Orton and his colleagues used JPL's Infrared Telescope Facility atop Mauna Kea in Hawaii to collect evidence of the impact. The initial call came from Anthony Wesley of Murrumbateman, Australia, who told NASA he noticed a new dark "scar" suddenly appear on Jupiter early Friday between 6 a.m. and 12 p.m. EDT (1000 and 1600 GMT).

A hit on Jupiter
In an observation report posted to his Web site, Wesley said he almost missed spotting Jupiter's new blemish entirely because he was tired after a late-night skywatching session.

"It was a very near thing," he wrote, adding that by 1 a.m. Local Time, he decided at the last minute to keep observing for another half hour.

"I'd noticed a dark spot rotating into view in Jupiter's south polar region and was starting to get curious," Wesley went on. "When first seen close to the limb (and in poor conditions) it was only a vaguely dark spot, I thought likely to be just a normal dark polar storm. However as it rotated further into view, and the conditions also improved, I suddenly realized that it wasn't just dark, it was black in all channels, meaning it was truly a black spot."

The spot, Wesley added, was moving too slow to be a moon and his previous observations from two days earlier showed a pristine, spotless Jupiter. A short while later, he decided to begin contacting people to spread the news of his find.

Orton and his team haven't stopped tracking Jupiter, which is a gas giant and the largest planet in the solar system.

The near-infrared image collected by his team revealed the odd blemish, which appeared to have a bright center, and what looked like debris to the northwest of the likely impact site.

"It could be the impact of a comet, but we don't know for sure yet," Orton said. "It's been a whirlwind of a day, and this on the anniversary of the Shoemaker-Levy 9 and Apollo anniversaries is amazing."

Other skywatchers have also been tracking the apparent Jovian impact.

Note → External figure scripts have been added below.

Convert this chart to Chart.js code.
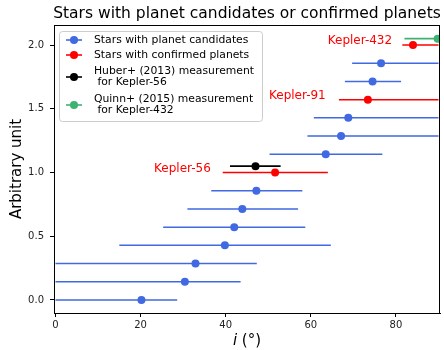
<!DOCTYPE html>
<html>
<head>
<meta charset="utf-8">
<script src="https://cdn.jsdelivr.net/npm/chart.js@4"></script>
<style>
  body { margin: 0; background: #fff; }
  #wrap { width: 444px; height: 350px; }
</style>
</head>
<body>
<div id="wrap"><canvas id="chartStars" width="444" height="350"></canvas></div>
<script>
// stars with planet candidates
var candRow = [0.0, 0.143, 0.286, 0.429, 0.571, 0.714, 0.857, 1.143, 1.286, 1.429, 1.714, 1.857];
var candInc = [20.2, 30.4, 32.9, 39.8, 42.0, 43.9, 47.2, 63.5, 67.1, 68.8, 74.5, 76.5];
var candLow = [0, 0, 0, 15.0, 25.3, 31.0, 36.6, 50.3, 59.2, 60.7, 68.0, 69.7];
var candHigh = [28.6, 43.5, 47.3, 64.7, 58.7, 57.0, 58.0, 76.8, 90, 90, 81.2, 90];

// stars with confirmed planets
var confNames = ['Kepler-56', 'Kepler-91', 'Kepler-432'];
var confRow = [1.0, 1.571, 2.0];
var confInc = [51.6, 73.4, 84.0];
var confLow = [39.3, 66.6, 81.5];
var confHigh = [64.0, 90, 90];

// Huber+ (2013), Kepler-56
var huberRow = [1.05];
var huberInc = [47.0];
var huberLow = [41.0];
var huberHigh = [52.9];

// Quinn+ (2015), Kepler-432
var quinnRow = [2.05];
var quinnInc = [89.8];
var quinnLow = [82.0];
var quinnHigh = [90];

var xTicks = [0, 20, 40, 60, 80];
var yTicks = [0, 0.5, 1.0, 1.5, 2.0];

var FONT = 'DejaVu Sans';

function pts(xs, ys, lo, hi){
    return xs.map(function(x, i){ return {x: x, y: ys[i], lo: lo[i], hi: hi[i]}; });
}

var series = [
    {label: 'Stars with planet candidates', color: '#4169e1', data: pts(candInc, candRow, candLow, candHigh)},
    {label: 'Stars with confirmed planets', color: '#ff0000', data: pts(confInc, confRow, confLow, confHigh)},
    {label: 'Huber+ (2013) measurement\n for Kepler-56', color: '#000000', data: pts(huberInc, huberRow, huberLow, huberHigh)},
    {label: 'Quinn+ (2015) measurement\n for Kepler-432', color: '#3cb371', data: pts(quinnInc, quinnRow, quinnLow, quinnHigh)}
];

// where the red names sit (right end of text, data coords)
var nameAnchorX = [36.5, 63.5, 79.1];

var errorBars = {
    id: 'errorBars',
    beforeDatasetsDraw: function(chart){
        var c = chart.ctx, a = chart.chartArea;
        var xs = chart.scales.x, ys = chart.scales.y;
        c.save();
        c.beginPath();
        c.rect(a.left, a.top, a.right - a.left, a.bottom - a.top);
        c.clip();
        c.lineWidth = 1.6;
        series.forEach(function(s){
            c.strokeStyle = s.color;
            s.data.forEach(function(p){
                var py = ys.getPixelForValue(p.y);
                c.beginPath();
                c.moveTo(xs.getPixelForValue(p.lo), py);
                c.lineTo(xs.getPixelForValue(p.hi), py);
                c.stroke();
            });
        });
        c.restore();
    },
    afterDraw: function(chart){
        var c = chart.ctx, a = chart.chartArea;
        var xs = chart.scales.x, ys = chart.scales.y;
        c.save();
        // frame
        c.strokeStyle = '#000';
        c.lineWidth = 1;
        c.strokeRect(Math.round(a.left) + 0.5, Math.round(a.top) + 0.5,
            Math.round(a.right - a.left) - 1, Math.round(a.bottom - a.top));

        // title
        c.fillStyle = '#000';
        c.font = '15.5px "' + FONT + '"';
        c.textAlign = 'center';
        c.textBaseline = 'middle';
        c.fillText('Stars with planet candidates or confirmed planets', (a.left + a.right) / 2, 14);

        // axis titles
        c.font = '15px "' + FONT + '"';
        c.save();
        c.translate(17, (a.top + a.bottom) / 2);
        c.rotate(-Math.PI / 2);
        c.fillText('Arbitrary unit', 0, 0);
        c.restore();

        var cx = (a.left + a.right) / 2;
        c.textAlign = 'left';
        c.font = 'italic 15px "' + FONT + '"';
        var wi = c.measureText('i').width;
        c.font = '15px "' + FONT + '"';
        var wr = c.measureText(' (°)').width;
        var sx = cx - (wi + wr) / 2;
        c.font = 'italic 15px "' + FONT + '"';
        c.fillText('i', sx, 341);
        c.font = '15px "' + FONT + '"';
        c.fillText(' (°)', sx + wi, 341);

        // names of confirmed systems
        c.fillStyle = '#ff0000';
        c.font = '12px "' + FONT + '"';
        c.textAlign = 'right';
        confNames.forEach(function(n, i){
            c.fillText(n, xs.getPixelForValue(nameAnchorX[i]), ys.getPixelForValue(confRow[i] + 0.03));
        });

        // legend
        var lx = 59, ly = 31, lw = 203, lh = 90;
        c.fillStyle = 'rgba(255,255,255,0.85)';
        c.strokeStyle = '#cccccc';
        c.lineWidth = 1;
        c.beginPath();
        c.roundRect(lx + 0.5, ly + 0.5, lw, lh, 3);
        c.fill();
        c.stroke();
        var rows = [40, 55, 77, 105];
        c.font = '10.8px "' + FONT + '"';
        c.textAlign = 'left';
        series.forEach(function(s, i){
            var cy = rows[i];
            var lines = s.label.split('\n');
            c.strokeStyle = s.color;
            c.fillStyle = s.color;
            c.lineWidth = 1.6;
            c.beginPath();
            c.moveTo(66, cy);
            c.lineTo(82, cy);
            c.stroke();
            c.beginPath();
            c.arc(74, cy, 4, 0, Math.PI * 2);
            c.fill();
            c.fillStyle = '#000';
            if (lines.length === 1) {
                c.fillText(lines[0], 94, cy);
            } else {
                c.fillText(lines[0], 94, cy - 5.5);
                c.fillText(lines[1], 94, cy + 5.5);
            }
        });
        c.restore();
    }
};

var chartStars = new Chart(document.getElementById('chartStars'), {
    type: 'scatter',
    data: {
        datasets: series.map(function(s){
            return {
                label: s.label,
                data: s.data,
                backgroundColor: s.color,
                borderColor: s.color,
                pointRadius: 4,
                pointHoverRadius: 4,
                borderWidth: 0,
                clip: 0
            };
        })
    },
    options: {
        responsive: false,
        animation: false,
        events: [],
        layout: {padding: {top: 25, right: 4, left: 0, bottom: 0}},
        plugins: {legend: {display: false}, tooltip: {enabled: false}, title: {display: false}},
        scales: {
            x: {
                type: 'linear',
                min: -0.35,
                max: 90.35,
                afterBuildTicks: function(s){ s.ticks = xTicks.map(function(v){ return {value: v}; }); },
                afterFit: function(s){ s.height = 37; },
                grid: {drawOnChartArea: false, tickLength: 4, color: '#000'},
                border: {color: '#000'},
                ticks: {color: '#222', font: {family: FONT, size: 10}, padding: 2, maxRotation: 0}
            },
            y: {
                min: -0.102,
                max: 2.157,
                afterBuildTicks: function(s){ s.ticks = yTicks.map(function(v){ return {value: v}; }); },
                afterFit: function(s){ s.width = 54; },
                grid: {drawOnChartArea: false, tickLength: 4, color: '#000'},
                border: {color: '#000'},
                ticks: {color: '#222', font: {family: FONT, size: 10}, padding: 6,
                    callback: function(v){ return Number(v).toFixed(1); }}
            }
        }
    },
    plugins: [errorBars]
});
</script>
</body>
</html>
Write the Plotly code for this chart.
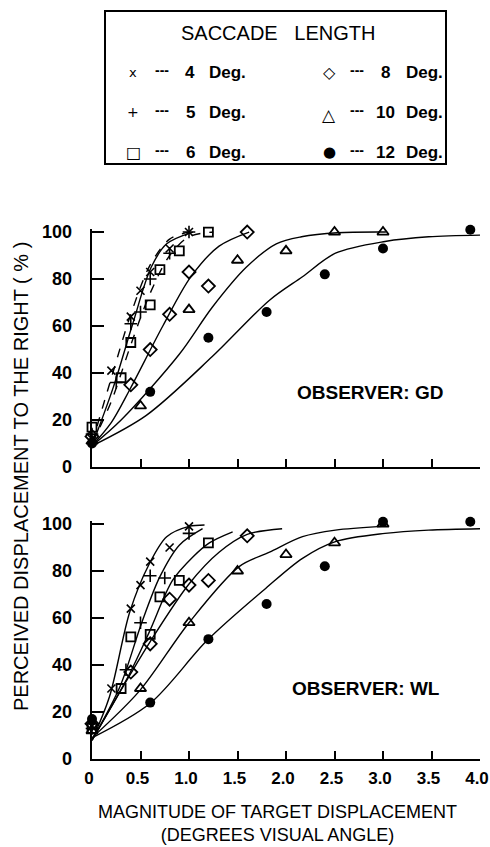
import plotly.graph_objects as go

# ---------------- data ----------------
saccade_deg = ["4", "5", "6", "8", "10", "12"]
legend_symbols = ["x", "+", "□", "◇", "△", "●"]

x_tick_vals = [0, 0.5, 1.0, 1.5, 2.0, 2.5, 3.0, 3.5, 4.0]
x_tick_text = ["0", "0.5", "1.0", "1.5", "2.0", "2.5", "3.0", "3.5", "4.0"]
y_tick_vals = [0, 20, 40, 60, 80, 100]

# Observer GD : data points
gd_4_x = [0, 0.2, 0.4, 0.5, 0.6, 0.8, 1.0]
gd_4_y = [12, 41, 64, 75, 83, 93, 100]
gd_5_x = [0, 0.25, 0.4, 0.5, 0.6, 0.8, 1.0]
gd_5_y = [14, 36, 61, 66, 80, 91, 100]
gd_6_x = [0, 0.3, 0.4, 0.6, 0.7, 0.9, 1.2]
gd_6_y = [17, 38, 53, 69, 84, 92, 100]
gd_8_x = [0, 0.4, 0.6, 0.8, 1.0, 1.2, 1.6]
gd_8_y = [13, 35, 50, 65, 83, 77, 100]
gd_10_x = [0, 0.5, 1.0, 1.5, 2.0, 2.5, 3.0]
gd_10_y = [11, 26, 67, 88, 92, 100, 100]
gd_12_x = [0, 0.6, 1.2, 1.8, 2.4, 3.0, 3.9]
gd_12_y = [10, 32, 55, 66, 82, 93, 101]

# Observer GD : fitted curves
gd_4_cx = [0, 0.2, 0.4, 0.6, 0.8, 1.0]
gd_4_cy = [10, 38, 65, 86, 97, 100]
gd_5_cx = [0, 0.22, 0.42, 0.61, 0.77, 1.04]
gd_5_cy = [9, 34, 61, 85, 95, 100]
gd_6_cx = [0, 0.2, 0.4, 0.6, 0.8, 1.0, 1.25]
gd_6_cy = [10, 28, 52, 74, 90, 98, 100]
gd_8_cx = [0, 0.2, 0.39, 0.73, 1.02, 1.31, 1.62]
gd_8_cy = [9, 19, 33, 60, 81, 94, 100]
gd_10_cx = [0, 0.3, 0.9, 1.24, 1.59, 1.9, 2.16, 2.53, 3.03]
gd_10_cy = [9, 20, 48, 68, 85, 95, 98, 99.7, 100]
gd_12_cx = [0, 0.56, 1.24, 1.83, 2.17, 2.51, 3.02, 3.47, 4.0]
gd_12_cy = [9, 22, 47, 71, 81, 91, 96, 98, 98.7]

# Observer WL : data points
wl_4_x = [0, 0.2, 0.4, 0.5, 0.6, 0.8, 1.0]
wl_4_y = [14, 30, 64, 74, 84, 90, 99]
wl_5_x = [0, 0.35, 0.5, 0.6, 0.75, 1.0]
wl_5_y = [13, 38, 58, 78, 77, 96]
wl_6_x = [0, 0.3, 0.4, 0.6, 0.7, 0.9, 1.2]
wl_6_y = [13, 30, 52, 53, 69, 76, 92]
wl_8_x = [0, 0.4, 0.6, 0.8, 1.0, 1.2, 1.6]
wl_8_y = [15, 37, 49, 68, 74, 76, 95]
wl_10_x = [0, 0.5, 1.0, 1.5, 2.0, 2.5, 3.0]
wl_10_y = [12, 30, 58, 80, 87, 92, 100]
wl_12_x = [0, 0.6, 1.2, 1.8, 2.4, 3.0, 3.9]
wl_12_y = [17, 24, 51, 66, 82, 101, 101]

# Observer WL : fitted curves
wl_4_cx = [0, 0.18, 0.39, 0.59, 0.77, 1.0, 1.16]
wl_4_cy = [8, 26.5, 62.7, 83, 94.6, 99, 99.6]
wl_5_cx = [0, 0.29, 0.51, 0.7, 0.9, 1.14]
wl_5_cy = [8, 31, 57.7, 77.6, 91, 98]
wl_6_cx = [0, 0.39, 0.59, 0.83, 1.04, 1.21, 1.45]
wl_6_cy = [8, 36.5, 54, 76, 86, 92, 96.7]
wl_8_cx = [0, 0.39, 0.6, 1.0, 1.31, 1.6, 1.96]
wl_8_cy = [8, 35.7, 50, 74.5, 88, 95.6, 98]
wl_10_cx = [0, 0.49, 1.0, 1.52, 1.83, 2.17, 2.51, 2.99]
wl_10_cy = [9, 29, 58, 82, 88, 94.6, 97.4, 99]
wl_12_cx = [0, 0.6, 1.19, 1.79, 2.17, 2.51, 3.02, 3.47, 4.0]
wl_12_cy = [9, 23.7, 50.6, 72.6, 85.4, 92.5, 96, 97.4, 98]

# ---------------- styling ----------------
W, H = 490, 847
YMAX = 101.3
PX_PER_Y = 2.35                     # pixels per percent
TOP_Y0, BOT_Y0 = 467, 759           # pixel rows of y = 0 in each panel
ML, MR = 92, 10
MT = TOP_Y0 - YMAX * PX_PER_Y
MB = H - BOT_Y0
PW = W - ML - MR
PH = H - MT - MB
FONT = "Liberation Sans, Arial, Helvetica, sans-serif"

def fx(xp):
    return (xp - ML) / PW

def fy(yp):
    return (H - MB - yp) / PH

marker_style = {
    "4": dict(symbol="x-thin-open", size=8, color="black", line=dict(width=1.6, color="black")),
    "5": dict(symbol="cross-thin-open", size=9, color="black", line=dict(width=1.6, color="black")),
    "6": dict(symbol="square-open", size=9, color="black", line=dict(width=1.8, color="black")),
    "8": dict(symbol="diamond-open", size=10, color="black", line=dict(width=1.8, color="black")),
    "10": dict(symbol="triangle-up-open", size=10, color="black", line=dict(width=1.8, color="black")),
    "12": dict(symbol="circle", size=10, color="black", line=dict(width=0, color="black")),
}
gd_dash = {"4": "dash", "5": "solid", "6": "dash", "8": "solid", "10": "solid", "12": "solid"}

gd_points = {"4": (gd_4_x, gd_4_y), "5": (gd_5_x, gd_5_y), "6": (gd_6_x, gd_6_y),
             "8": (gd_8_x, gd_8_y), "10": (gd_10_x, gd_10_y), "12": (gd_12_x, gd_12_y)}
gd_curves = {"4": (gd_4_cx, gd_4_cy), "5": (gd_5_cx, gd_5_cy), "6": (gd_6_cx, gd_6_cy),
             "8": (gd_8_cx, gd_8_cy), "10": (gd_10_cx, gd_10_cy), "12": (gd_12_cx, gd_12_cy)}
wl_points = {"4": (wl_4_x, wl_4_y), "5": (wl_5_x, wl_5_y), "6": (wl_6_x, wl_6_y),
             "8": (wl_8_x, wl_8_y), "10": (wl_10_x, wl_10_y), "12": (wl_12_x, wl_12_y)}
wl_curves = {"4": (wl_4_cx, wl_4_cy), "5": (wl_5_cx, wl_5_cy), "6": (wl_6_cx, wl_6_cy),
             "8": (wl_8_cx, wl_8_cy), "10": (wl_10_cx, wl_10_cy), "12": (wl_12_cx, wl_12_cy)}

fig = go.Figure()

for (points, curves, xa, ya, dashes) in [
    (gd_points, gd_curves, "x", "y", gd_dash),
    (wl_points, wl_curves, "x2", "y2", {k: "solid" for k in saccade_deg}),
]:
    for d in saccade_deg:
        cx, cy = curves[d]
        fig.add_trace(go.Scatter(
            x=cx, y=cy, mode="lines", xaxis=xa, yaxis=ya,
            line=dict(color="black", width=1.4, shape="spline", smoothing=0.9, dash=dashes[d]),
            showlegend=False, hoverinfo="skip", cliponaxis=False))
    for d in saccade_deg:
        px_, py_ = points[d]
        fig.add_trace(go.Scatter(
            x=px_, y=py_, mode="markers", xaxis=xa, yaxis=ya,
            marker=marker_style[d], name=d + " Deg.",
            showlegend=False, cliponaxis=False))

axis_common = dict(
    range=[0, 4.0], tickvals=x_tick_vals, ticks="inside", ticklen=8, tickwidth=2,
    tickcolor="black", showline=True, linecolor="black", linewidth=2.4,
    showgrid=False, zeroline=False, fixedrange=True, automargin=False,
)
y_common = dict(
    range=[0, YMAX], tickvals=y_tick_vals, ticks="inside", ticklen=12, tickwidth=2,
    tickcolor="black", showline=True, linecolor="black", linewidth=2.4,
    showgrid=False, zeroline=False, ticklabelstandoff=14, automargin=False,
    tickfont=dict(family=FONT, size=18, color="black", weight="bold"),
)

top_lo = fy(TOP_Y0)
bot_hi = fy(BOT_Y0 - YMAX * PX_PER_Y)

fig.update_layout(
    width=W, height=H, autosize=False,
    margin=dict(l=ML, r=MR, t=MT, b=MB, autoexpand=False),
    paper_bgcolor="white", plot_bgcolor="white",
    showlegend=False,
    xaxis=dict(**axis_common, anchor="y", showticklabels=False),
    yaxis=dict(**y_common, anchor="x", domain=[top_lo, 1.0]),
    xaxis2=dict(**axis_common, anchor="y2", ticktext=x_tick_text, ticklabelstandoff=2,
                ticklabeloverflow="allow", ticklabelshift=-3,
                tickfont=dict(family=FONT, size=17, color="black", weight="bold")),
    yaxis2=dict(**y_common, anchor="x2", domain=[0.0, bot_hi]),
)

annotations = []
# axis titles
annotations.append(dict(
    text="PERCEIVED DISPLACEMENT TO THE RIGHT ( % )", textangle=-90,
    x=fx(21), y=fy(477), xref="paper", yref="paper", showarrow=False,
    xanchor="center", yanchor="middle",
    font=dict(family=FONT, size=20, color="black")))
annotations.append(dict(
    text="MAGNITUDE OF TARGET DISPLACEMENT<br>(DEGREES VISUAL ANGLE)",
    x=fx(277), y=fy(824), xref="paper", yref="paper", showarrow=False,
    xanchor="center", yanchor="middle", align="center",
    font=dict(family=FONT, size=18, color="black")))
# observer labels
annotations.append(dict(
    text="OBSERVER: GD", x=fx(370), y=fy(392), xref="paper", yref="paper",
    showarrow=False, xanchor="center", yanchor="middle",
    font=dict(family=FONT, size=19, color="black", weight="bold")))
annotations.append(dict(
    text="OBSERVER: WL", x=fx(366), y=fy(688), xref="paper", yref="paper",
    showarrow=False, xanchor="center", yanchor="middle",
    font=dict(family=FONT, size=19, color="black", weight="bold")))

# legend box contents
annotations.append(dict(
    text="SACCADE   LENGTH", x=fx(278), y=fy(33), xref="paper", yref="paper",
    showarrow=False, xanchor="center", yanchor="middle",
    font=dict(family=FONT, size=20, color="black")))
row_y = [72, 112, 152]
left_cols = dict(sym=133, dash=162, num=190, deg=227)
right_cols = dict(sym=329, dash=357, num=385, deg=424)
sym_sizes = {"x": 13, "+": 14, "□": 16, "◇": 16, "△": 17, "●": 15}
for i, d in enumerate(saccade_deg):
    cols = left_cols if i < 3 else right_cols
    yy = row_y[i % 3]
    sym = legend_symbols[i]
    annotations.append(dict(text=sym, x=fx(cols["sym"]), y=fy(yy + (3 if sym == "△" else 0)),
                            xref="paper", yref="paper", showarrow=False,
                            xanchor="center", yanchor="middle",
                            font=dict(family="DejaVu Sans, " + FONT, size=sym_sizes[sym], color="black")))
    annotations.append(dict(text="---", x=fx(cols["dash"]), y=fy(yy - 2),
                            xref="paper", yref="paper", showarrow=False,
                            xanchor="center", yanchor="middle",
                            font=dict(family=FONT, size=14, color="black", weight="bold")))
    annotations.append(dict(text=d, x=fx(cols["num"]), y=fy(yy),
                            xref="paper", yref="paper", showarrow=False,
                            xanchor="center", yanchor="middle",
                            font=dict(family=FONT, size=17, color="black", weight="bold")))
    annotations.append(dict(text="Deg.", x=fx(cols["deg"]), y=fy(yy),
                            xref="paper", yref="paper", showarrow=False,
                            xanchor="center", yanchor="middle",
                            font=dict(family=FONT, size=17, color="black", weight="bold")))

fig.update_layout(annotations=annotations)
fig.add_shape(type="rect", xref="paper", yref="paper",
              x0=fx(105), x1=fx(446), y0=fy(11), y1=fy(164),
              line=dict(color="black", width=2), fillcolor="rgba(0,0,0,0)")

fig.write_html(
    "out.html",
    config={"displayModeBar": False, "staticPlot": True},
    post_script="document.body.style.margin='0px';document.body.style.overflow='hidden';",
)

Lars Zielke, a skywatcher based in Tvis, Denmark, spotted the tell-tale scar to much excitement.

"My camera showed the spot clearly and I was lucky to get at great sequence with the dark spot and Io passing by," he told SPACE.com. "I was so thrilled that I didn't stop in time, so I missed the first hours of work this morning."

Echoes of Shoemaker-Levy 9
Between July 16 and July 22 in 1994, Comet Shoemaker-Levy 9 was torn apart by Jupiter's gravity as it swung past the planet. The remaining pieces crashed into the planet while astronomers looked on with telescopes on Earth and in space.

It was the first collision of two objects within the solar system in ever observed from Earth.

The impacts were cataclysmic. More than 20 fragments - some as large as 1.2 miles (2 km) across - slammed into Jupiter at 134,200 mph (215,973 kph) as the planet rotated, sending plumes of hot gas into the Jovian atmosphere and causing dark scars that lasted for weeks.

A similar impact on Earth would cause widespread devastation on a global scale.